[AIM OF THE EXERCISE]: Transcribe everything in the data word for word. Pictures are left out.

[MATERIAL]:
————

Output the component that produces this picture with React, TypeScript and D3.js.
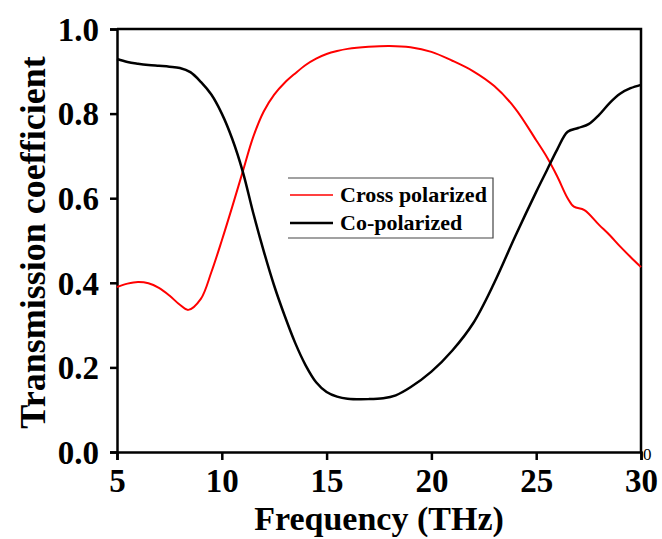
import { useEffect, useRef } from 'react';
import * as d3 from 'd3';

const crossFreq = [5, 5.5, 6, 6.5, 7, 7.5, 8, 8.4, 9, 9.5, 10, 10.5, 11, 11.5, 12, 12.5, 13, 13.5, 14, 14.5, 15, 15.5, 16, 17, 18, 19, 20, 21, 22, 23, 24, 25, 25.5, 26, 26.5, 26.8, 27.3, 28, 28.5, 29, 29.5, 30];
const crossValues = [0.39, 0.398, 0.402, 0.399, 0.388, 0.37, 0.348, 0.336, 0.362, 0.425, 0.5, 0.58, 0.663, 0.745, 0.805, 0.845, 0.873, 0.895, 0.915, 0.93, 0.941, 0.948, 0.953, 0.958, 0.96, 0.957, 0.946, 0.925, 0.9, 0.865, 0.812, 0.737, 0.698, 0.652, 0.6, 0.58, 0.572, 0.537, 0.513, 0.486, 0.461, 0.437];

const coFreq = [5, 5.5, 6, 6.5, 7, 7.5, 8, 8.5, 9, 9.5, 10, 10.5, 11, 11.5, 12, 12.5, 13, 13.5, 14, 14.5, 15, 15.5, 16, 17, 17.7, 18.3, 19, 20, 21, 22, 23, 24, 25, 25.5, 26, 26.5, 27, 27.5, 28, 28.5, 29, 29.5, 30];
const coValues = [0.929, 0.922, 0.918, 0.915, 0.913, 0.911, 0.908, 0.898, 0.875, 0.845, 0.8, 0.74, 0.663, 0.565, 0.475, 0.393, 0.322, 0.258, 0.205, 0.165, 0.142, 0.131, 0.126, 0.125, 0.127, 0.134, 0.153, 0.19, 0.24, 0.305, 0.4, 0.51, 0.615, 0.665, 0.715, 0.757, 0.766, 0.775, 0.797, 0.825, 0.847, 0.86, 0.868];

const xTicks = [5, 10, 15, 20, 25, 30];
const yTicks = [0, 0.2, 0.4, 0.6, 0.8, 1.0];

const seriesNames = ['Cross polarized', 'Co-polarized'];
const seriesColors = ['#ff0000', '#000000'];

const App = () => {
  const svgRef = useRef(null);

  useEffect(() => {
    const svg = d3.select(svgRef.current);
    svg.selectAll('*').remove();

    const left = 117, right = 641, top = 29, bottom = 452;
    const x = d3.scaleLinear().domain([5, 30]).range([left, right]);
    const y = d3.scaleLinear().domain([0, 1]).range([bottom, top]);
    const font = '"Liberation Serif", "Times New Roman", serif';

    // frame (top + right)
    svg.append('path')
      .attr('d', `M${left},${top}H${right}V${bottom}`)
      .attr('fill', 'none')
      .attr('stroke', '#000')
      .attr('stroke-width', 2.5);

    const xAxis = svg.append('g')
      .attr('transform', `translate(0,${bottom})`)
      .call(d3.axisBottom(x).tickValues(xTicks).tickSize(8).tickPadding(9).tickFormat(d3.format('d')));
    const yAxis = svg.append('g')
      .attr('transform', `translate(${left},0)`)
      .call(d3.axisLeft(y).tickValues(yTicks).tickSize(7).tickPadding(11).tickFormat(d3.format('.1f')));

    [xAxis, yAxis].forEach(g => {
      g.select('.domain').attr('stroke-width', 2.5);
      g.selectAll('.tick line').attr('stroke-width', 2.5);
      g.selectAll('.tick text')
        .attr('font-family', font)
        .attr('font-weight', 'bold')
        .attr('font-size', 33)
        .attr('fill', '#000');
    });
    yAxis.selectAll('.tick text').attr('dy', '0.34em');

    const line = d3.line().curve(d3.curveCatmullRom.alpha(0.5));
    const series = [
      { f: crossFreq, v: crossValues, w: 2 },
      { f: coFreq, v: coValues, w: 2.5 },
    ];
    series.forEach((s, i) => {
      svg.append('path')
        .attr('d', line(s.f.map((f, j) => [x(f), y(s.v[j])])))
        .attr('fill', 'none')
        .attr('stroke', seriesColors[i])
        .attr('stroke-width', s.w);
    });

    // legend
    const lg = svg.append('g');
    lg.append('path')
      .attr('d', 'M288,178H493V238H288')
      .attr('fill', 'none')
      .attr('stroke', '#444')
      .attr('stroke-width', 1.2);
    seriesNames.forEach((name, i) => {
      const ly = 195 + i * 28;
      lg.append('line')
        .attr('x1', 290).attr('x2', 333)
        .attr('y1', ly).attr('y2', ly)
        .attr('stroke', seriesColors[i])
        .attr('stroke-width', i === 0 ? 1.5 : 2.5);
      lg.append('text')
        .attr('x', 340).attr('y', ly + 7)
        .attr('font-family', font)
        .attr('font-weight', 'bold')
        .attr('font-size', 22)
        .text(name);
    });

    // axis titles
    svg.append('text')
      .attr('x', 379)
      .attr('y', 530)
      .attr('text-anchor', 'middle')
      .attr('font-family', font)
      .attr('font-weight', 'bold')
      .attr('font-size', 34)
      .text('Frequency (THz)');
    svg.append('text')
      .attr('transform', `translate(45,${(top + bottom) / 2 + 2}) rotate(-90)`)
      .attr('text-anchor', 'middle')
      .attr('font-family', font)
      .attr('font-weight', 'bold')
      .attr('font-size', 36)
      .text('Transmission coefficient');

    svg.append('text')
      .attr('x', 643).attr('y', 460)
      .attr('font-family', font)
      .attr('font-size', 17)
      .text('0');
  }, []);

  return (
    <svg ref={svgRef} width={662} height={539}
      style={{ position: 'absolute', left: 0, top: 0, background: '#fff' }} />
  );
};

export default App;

————

[ANSWER TO THIS TASK]:
Output the component that produces this picture with React, TypeScript and D3.js.
import { useEffect, useRef } from 'react';
import * as d3 from 'd3';

const crossFreq = [5, 5.5, 6, 6.5, 7, 7.5, 8, 8.4, 9, 9.5, 10, 10.5, 11, 11.5, 12, 12.5, 13, 13.5, 14, 14.5, 15, 15.5, 16, 17, 18, 19, 20, 21, 22, 23, 24, 25, 25.5, 26, 26.5, 26.8, 27.3, 28, 28.5, 29, 29.5, 30];
const crossValues = [0.39, 0.398, 0.402, 0.399, 0.388, 0.37, 0.348, 0.336, 0.362, 0.425, 0.5, 0.58, 0.663, 0.745, 0.805, 0.845, 0.873, 0.895, 0.915, 0.93, 0.941, 0.948, 0.953, 0.958, 0.96, 0.957, 0.946, 0.925, 0.9, 0.865, 0.812, 0.737, 0.698, 0.652, 0.6, 0.58, 0.572, 0.537, 0.513, 0.486, 0.461, 0.437];

const coFreq = [5, 5.5, 6, 6.5, 7, 7.5, 8, 8.5, 9, 9.5, 10, 10.5, 11, 11.5, 12, 12.5, 13, 13.5, 14, 14.5, 15, 15.5, 16, 17, 17.7, 18.3, 19, 20, 21, 22, 23, 24, 25, 25.5, 26, 26.5, 27, 27.5, 28, 28.5, 29, 29.5, 30];
const coValues = [0.929, 0.922, 0.918, 0.915, 0.913, 0.911, 0.908, 0.898, 0.875, 0.845, 0.8, 0.74, 0.663, 0.565, 0.475, 0.393, 0.322, 0.258, 0.205, 0.165, 0.142, 0.131, 0.126, 0.125, 0.127, 0.134, 0.153, 0.19, 0.24, 0.305, 0.4, 0.51, 0.615, 0.665, 0.715, 0.757, 0.766, 0.775, 0.797, 0.825, 0.847, 0.86, 0.868];

const xTicks = [5, 10, 15, 20, 25, 30];
const yTicks = [0, 0.2, 0.4, 0.6, 0.8, 1.0];

const seriesNames = ['Cross polarized', 'Co-polarized'];
const seriesColors = ['#ff0000', '#000000'];

const App = () => {
  const svgRef = useRef(null);

  useEffect(() => {
    const svg = d3.select(svgRef.current);
    svg.selectAll('*').remove();

    const left = 117, right = 641, top = 29, bottom = 452;
    const x = d3.scaleLinear().domain([5, 30]).range([left, right]);
    const y = d3.scaleLinear().domain([0, 1]).range([bottom, top]);
    const font = '"Liberation Serif", "Times New Roman", serif';

    // frame (top + right)
    svg.append('path')
      .attr('d', `M${left},${top}H${right}V${bottom}`)
      .attr('fill', 'none')
      .attr('stroke', '#000')
      .attr('stroke-width', 2.5);

    const xAxis = svg.append('g')
      .attr('transform', `translate(0,${bottom})`)
      .call(d3.axisBottom(x).tickValues(xTicks).tickSize(8).tickPadding(9).tickFormat(d3.format('d')));
    const yAxis = svg.append('g')
      .attr('transform', `translate(${left},0)`)
      .call(d3.axisLeft(y).tickValues(yTicks).tickSize(7).tickPadding(11).tickFormat(d3.format('.1f')));

    [xAxis, yAxis].forEach(g => {
      g.select('.domain').attr('stroke-width', 2.5);
      g.selectAll('.tick line').attr('stroke-width', 2.5);
      g.selectAll('.tick text')
        .attr('font-family', font)
        .attr('font-weight', 'bold')
        .attr('font-size', 33)
        .attr('fill', '#000');
    });
    yAxis.selectAll('.tick text').attr('dy', '0.34em');

    const line = d3.line().curve(d3.curveCatmullRom.alpha(0.5));
    const series = [
      { f: crossFreq, v: crossValues, w: 2 },
      { f: coFreq, v: coValues, w: 2.5 },
    ];
    series.forEach((s, i) => {
      svg.append('path')
        .attr('d', line(s.f.map((f, j) => [x(f), y(s.v[j])])))
        .attr('fill', 'none')
        .attr('stroke', seriesColors[i])
        .attr('stroke-width', s.w);
    });

    // legend
    const lg = svg.append('g');
    lg.append('path')
      .attr('d', 'M288,178H493V238H288')
      .attr('fill', 'none')
      .attr('stroke', '#444')
      .attr('stroke-width', 1.2);
    seriesNames.forEach((name, i) => {
      const ly = 195 + i * 28;
      lg.append('line')
        .attr('x1', 290).attr('x2', 333)
        .attr('y1', ly).attr('y2', ly)
        .attr('stroke', seriesColors[i])
        .attr('stroke-width', i === 0 ? 1.5 : 2.5);
      lg.append('text')
        .attr('x', 340).attr('y', ly + 7)
        .attr('font-family', font)
        .attr('font-weight', 'bold')
        .attr('font-size', 22)
        .text(name);
    });

    // axis titles
    svg.append('text')
      .attr('x', 379)
      .attr('y', 530)
      .attr('text-anchor', 'middle')
      .attr('font-family', font)
      .attr('font-weight', 'bold')
      .attr('font-size', 34)
      .text('Frequency (THz)');
    svg.append('text')
      .attr('transform', `translate(45,${(top + bottom) / 2 + 2}) rotate(-90)`)
      .attr('text-anchor', 'middle')
      .attr('font-family', font)
      .attr('font-weight', 'bold')
      .attr('font-size', 36)
      .text('Transmission coefficient');

    svg.append('text')
      .attr('x', 643).attr('y', 460)
      .attr('font-family', font)
      .attr('font-size', 17)
      .text('0');
  }, []);

  return (
    <svg ref={svgRef} width={662} height={539}
      style={{ position: 'absolute', left: 0, top: 0, background: '#fff' }} />
  );
};

export default App;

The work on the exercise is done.